Closed
Description
Related to #5142, AlbertTokenizer
(which uses SentencePiece) doesn't decode special tokens (like [CLS], [MASK]) properly. This issue was discovered when adding the Nystromformer model (#14659), which uses this tokenizer.
To reproduce (Transformers v4.15 or below):
!pip install -q transformers sentencepiece
from transformers import AlbertTokenizer
tokenizer = AlbertTokenizer.from_pretrained("albert-base-v1")
text = "hello world"
encoding = tokenizer(text)
for id in encoding.input_ids:
print(id, tokenizer.decode([id]))
This prints:
2
10975 hello
126 world
3
As can be seen, the special tokens are added ([CLS] with ID=2 and [SEP] with id=3), but they are decoded to an empty string. This is because the convert_tokens_to_string
method of AlbertTokenizer
uses the decode method of Google's SentencePiece library, but this doesn't take into account special tokens.
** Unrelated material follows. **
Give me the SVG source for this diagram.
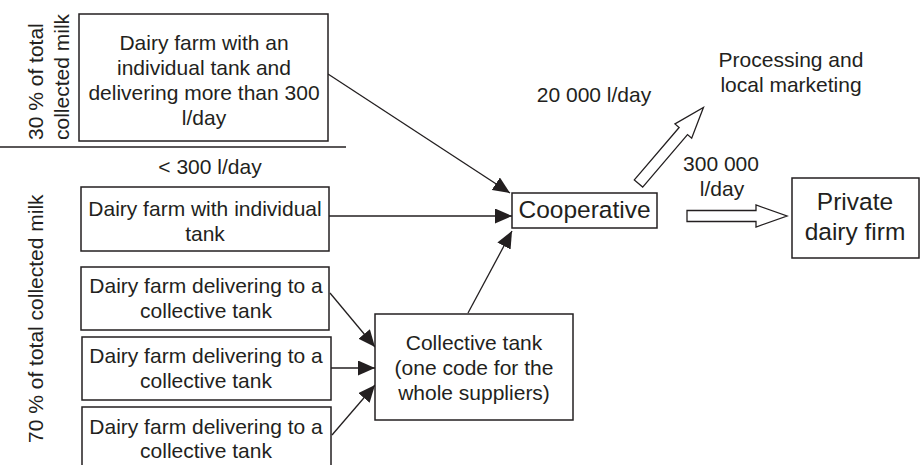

The issue does not occur with the fast tokenizer:
from transformers import AlbertTokenizerFast
tokenizer = AlbertTokenizerFast.from_pretrained("albert-base-v1")
text = "hello world"
encoding = tokenizer(text)
for id in encoding.input_ids:
print(id, tokenizer.decode([id]))
Which prints:
2 [CLS]
10975 hello
126 world
3 [SEP]
A similar issue happened for T5, and this was fixed in #8435.